Hope things get better soon.
farfoos
Aug. 15th, 2010 03:00 am (UTC)
Re: Bummer
Well, things could always be worse. Things will probably get a lot better though once I finish my books. I got a potential book deal setup with Tim O'Reilly, the "Bill Gates" of the computer book publishing world. He said if I wrote a book on social media he'd see about getting it published for me. Spoke with him on the phone too, real nice guy all around. I'm also working on a more personal book called "The Philosophy of the Mad Hatter", which I'll likely just self-publish and only sell privately to certain people/communities. I also recently "inherited" 52 acres of basically scrub land out in Colorado, which I'm hoping to sell off for around 25 to 30 thousand. So things aren't so bad on the whole. Sleeping in my car isn't all that bad either and during the day I usually hang out at other people's houses. I've also been selling off a lot of collectible junk I've got so I can pay for my pain meds. So hopefully, in the next year or so I'll be able to get my life straightened back out and then I can start working on the game once again.
(Anonymous)
Aug. 22nd, 2010 05:10 pm (UTC)
How Sad...
Is it true, Mattheeeeew? Have you really been reduced to whining about your pathetic life in this crap hole of a forum? LOL! Looks like a big dose of Karma bit you right square on the ass. What a sad little man you are. I'd feel sorry for you, but you reap what you sow, and you've sowed a lot of shit over the years. Now you're in a shit storm, and no one gives a fuck. There's so much more I could tell you, but... why bother? Oh yeah... Checky says hi!
farfoos
Aug. 23rd, 2010 01:51 am (UTC)
Re: How Sad...
Your IP is: 68.5.48.224

You're at:
Lake Forest, CA 92630

Using: *COX* Communications (he really liaks teh cocks!)

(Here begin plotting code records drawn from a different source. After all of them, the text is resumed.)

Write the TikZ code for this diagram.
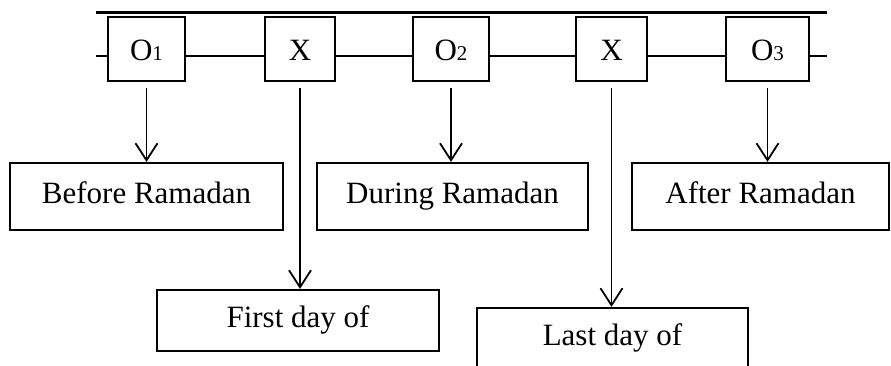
\documentclass[tikz,border=0pt]{standalone}
\usepackage{fontspec}
\setmainfont{Liberation Serif}
\usetikzlibrary{arrows.meta}

\begin{document}
\begin{tikzpicture}[x=0.5pt, y=-0.5pt,
        stage/.style={rectangle, draw, line width=1.1pt, minimum height=32pt, inner sep=0pt, text height=11pt, text depth=0pt, font=\fontsize{15.5}{18}\selectfont},
        period/.style={rectangle, draw, line width=1.1pt, inner sep=0pt, text height=10.5pt, text depth=4pt, font=\fontsize{15.5}{18}\selectfont},
        arr/.style={line width=0.9pt, -{Straight Barb[length=8.5pt, width=11pt, line width=0.9pt]}, shorten <=3pt}]

        \clip (0,0) rectangle (891,365);

        % top row
        \coordinate (TL) at (96,12.5);
        \coordinate (TR) at (827,12.5);
        \coordinate (LS) at (96,56);
        \coordinate (RS) at (827,56);

        \node[stage, minimum width=38.5pt] (O1) at (146.5,49) {O{\fontsize{10.5}{12}\selectfont 1}};
        \node[stage, minimum width=35pt] (X1) at (300,49) {X};
        \node[stage, minimum width=38pt] (O2) at (451,49) {O{\fontsize{10.5}{12}\selectfont 2}};
        \node[stage, minimum width=35.5pt] (X2) at (611.5,49) {X};
        \node[stage, minimum width=41.5pt] (O3) at (767.5,49) {O{\fontsize{10.5}{12}\selectfont 3}};

        \draw[line width=1.1pt] (TL) -- (TR);
        \draw[line width=1.1pt] (LS) -- ([yshift=-3.5pt]O1.west);
        \foreach \a/\b in {O1/X1, X1/O2, O2/X2, X2/O3}
            \draw[line width=1.1pt] ([yshift=-3.5pt]\a.east) -- ([yshift=-3.5pt]\b.west);
        \draw[line width=1.1pt] ([yshift=-3.5pt]O3.east) -- (RS);

        % periods
        \node[period, minimum width=136.5pt, minimum height=33.5pt] (Before) at (146.5,196.5) {Before Ramadan};
        \node[period, minimum width=135.5pt, minimum height=33.5pt] (During) at (452.5,196.5) {During Ramadan};
        \node[period, minimum width=128.5pt, minimum height=33.5pt] (After) at (760.5,196.5) {After Ramadan};
        \node[period, minimum width=141pt, minimum height=30.5pt] (First) at (298,320.5) {First day of};
        \node[period, minimum width=135.5pt, minimum height=30.5pt] (Last) at (612.5,338.5) {Last day of};

        \draw[arr] (O1.south) -- (O1.south |- Before.north);
        \draw[arr] (X1.south) -- (X1.south |- First.north);
        \draw[arr] (O2.south) -- (O2.south |- During.north);
        \draw[arr] (X2.south) -- (X2.south |- Last.north);
        \draw[arr] (O3.south) -- (O3.south |- After.north);
    \end{tikzpicture}
\end{document}
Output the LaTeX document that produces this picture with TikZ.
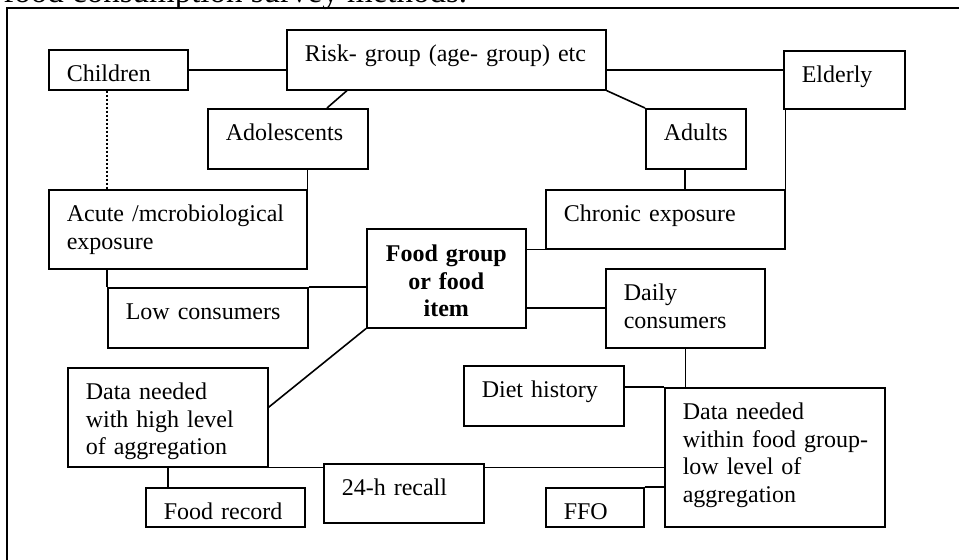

Too stupid to figure out how to use a proxy at that. LOL

Must suck to be such a deranged little Hatter Addict going through withdrawals...of course it probably sucks even worse to be one of the few dregs left in A26 who wasn't invited on over into the FaceBook group. *snicker* You were left out with the trash with no one to talk to but yourself. LOL, what a fuckin loser, but then what more can you expect from a guy who runs around extolling the wondrous virtues of being a life-time alcoholic drunkard.
Negi Springfield
Nov. 13th, 2013 11:57 pm (UTC)
Sorry to hear that man, good luck finding a job and getting back on your feet.

I can't imagine what it must be like to be homeless like that.